In 1995 (almost 30 years ago) I published my history of Australian artillery called The Gunners, and although the regiment had a distinguished record of service in two world wars and Vietnam, I struggled in vain to conclude the book on a high note.  At that time, the Army and the artillery were in the doldrums.  Following government policy, the Army focused on dealing with the (unrealistic) threat of low-level incursions into northern Australia.  Even the Australian infantry battalion on a peace enforcement mission to Somalia in 1993 did not require the support of a gun battery.

This new history brings the story up to 2021, and it reveals that Australian Artillery has been transformed.  It is true that gun batteries have still not been deployed on operations.  In East Timor in 1999, as in Somalia, artillery provided civil-military teams, as well as deploying field batteries as infantry.   However, in Iraq and Afghanistan the artillery deployed staff for Joint Offensive Support Coordination Centres, target acquisition radars, uncrewed aerial vehicles and Joint Offensive Support Teams.  Australian gunners directed fire from Allied air forces, artillery and mortars.  Some Australian gunners served in British Army batteries.

As the book makes clear, this was just the first step in the revitalisation of Australian artillery in the decade after Australia formally withdrew from Afghanistan in 2014 and China emerged as a threat.  The Russia-Ukraine and Armenia-Azerbaijan conflicts showed the key role of drones in modern warfare, and the first conflict continues to demonstrate the critical importance of field artillery and long-range missiles.

Advised by military experts, the Australian government assessed that the Defence Force had to be able to compete in this environment of potential war.  As a result, the Royal Australian Artillery has emerged at the forefront of the Army’s modernisation program.   With long-range missiles, self-propelled artillery, modern conventional and precision ammunition, improved drones, advanced air defence capabilities, and new digitised artillery command and control systems, the Artillery is returning to a more central position within the Defence Force’s joint force capabilities.
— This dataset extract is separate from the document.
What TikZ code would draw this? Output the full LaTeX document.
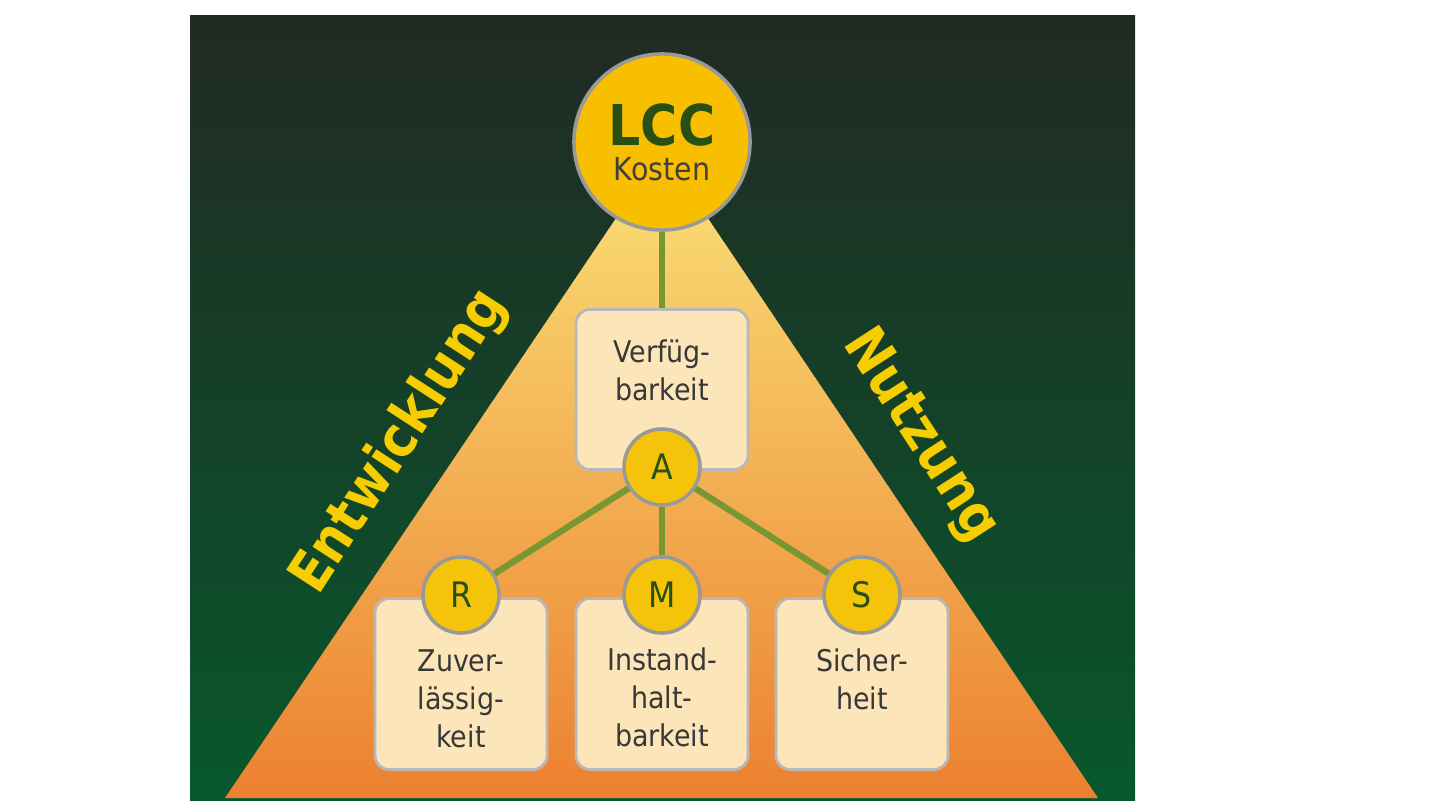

In response, the Historical Company believed that a concise history of the regiment, produced as a digestible, easy-to-read book, would provide a valuable foundation for the education of a new era of gunners.  The book fills this aim admirably. New gunners will learn that their regiment has had celebrated history and continues to be the king of the battle. 

With the need to condense much into a short space, there is little description of what it was like to serve as a gunner in the various conflicts.  The book also has several errors.  For example, the rank of brigadier general was abolished in the Australian Army in the 1920s, so all the many references to brigadier generals in the Second World War need to be amended.  And there are some slight errors in the tactical details of some World War II campaigns.  These errors do not detract from a most attractive, imaginative and valuable history of the employment of Australian artillery over its 150-year history.